How do value and momentum interact with each other and with size, economic and liquidity factors worldwide? In the November 2013 version of their paper entitled “Size, Value, and Momentum in Developed Country Equity Returns: Macroeconomic and Liquidity Exposures”, Nusret Cakici and Sinan Tan address this question for developed markets. They use long-short, factor-sorted portfolios to measure size, value and momentum premiums. They consider future Gross Domestic Product (GDP) growth and future consumption growth as economic factors. They consider both funding liquidity (a potential indicator of investor margin cost, focusing on the difference between interbank lending rate and short-term deposit yield) and stock market liquidity (the estimated cost of trading stocks). Using monthly stock returns, firm accounting data and economic data for 23 developed countries during January 1990 through March 2012, they find that:

  • Small stocks do not significantly outperform large stocks based on gross returns in any country.
  • Gross value and momentum effects are widespread and consistently survive adjustment for various measures of the market return.
  • In nearly all countries, gross value and momentum effects are smaller for big stocks than small stocks. Lower trading frictions tend to compensate for the smaller premiums of big stocks.
  • The gross value premium consistently relates negatively to the gross momentum premium in a given country. The correlations are more negative and significant for big stocks than small stocks, such that value-momentum diversification is more effective for big stocks. Moreover, most gross value premiums relate negatively to gross momentum premiums in other countries. 
  • Gross momentum premiums are more highly correlated across countries than gross value premiums, suggesting that global investors focus more on momentum than value. 
  • Gross value returns are typically lower prior to a recession, while gross momentum returns exhibit little sensitivity to economic growth.
  • Gross value (momentum) returns are typically lower during (indifferent to) intervals of poor funding liquidity.
  • Gross value and momentum returns are typically higher when stock market trading frictions are high. However, stock market liquidity measurements are for the U.S. market, so this finding is most relevant to the U.S.

In summary, evidence from developed markets indicates that gross value and momentum premiums: (1) are pervasive and stronger among small stocks; and, (2) generally relate negatively, more strongly for big stocks.

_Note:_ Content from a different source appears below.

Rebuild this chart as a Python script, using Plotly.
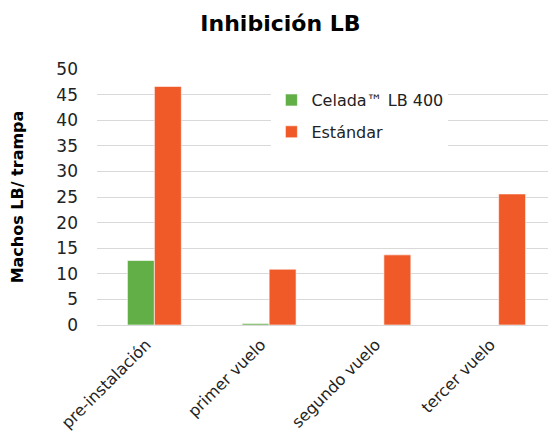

Cautions regarding findings include:

  • The study examines gross, not net, returns. As indicated in the authors’ mentions of transaction costs, results for net factor premiums may differ considerably from those for gross factor premiums.
  • While measuring factor returns via long-short portfolios, the study does not consider the cost/feasibility of shorting. It is possible that stocks driving short-side returns are costly to short, or not available for borrowing to short.
  • Interactions of momentum and value premiums with economic growth involves look-ahead data and so are not exploitable without a means of predicting economic growth.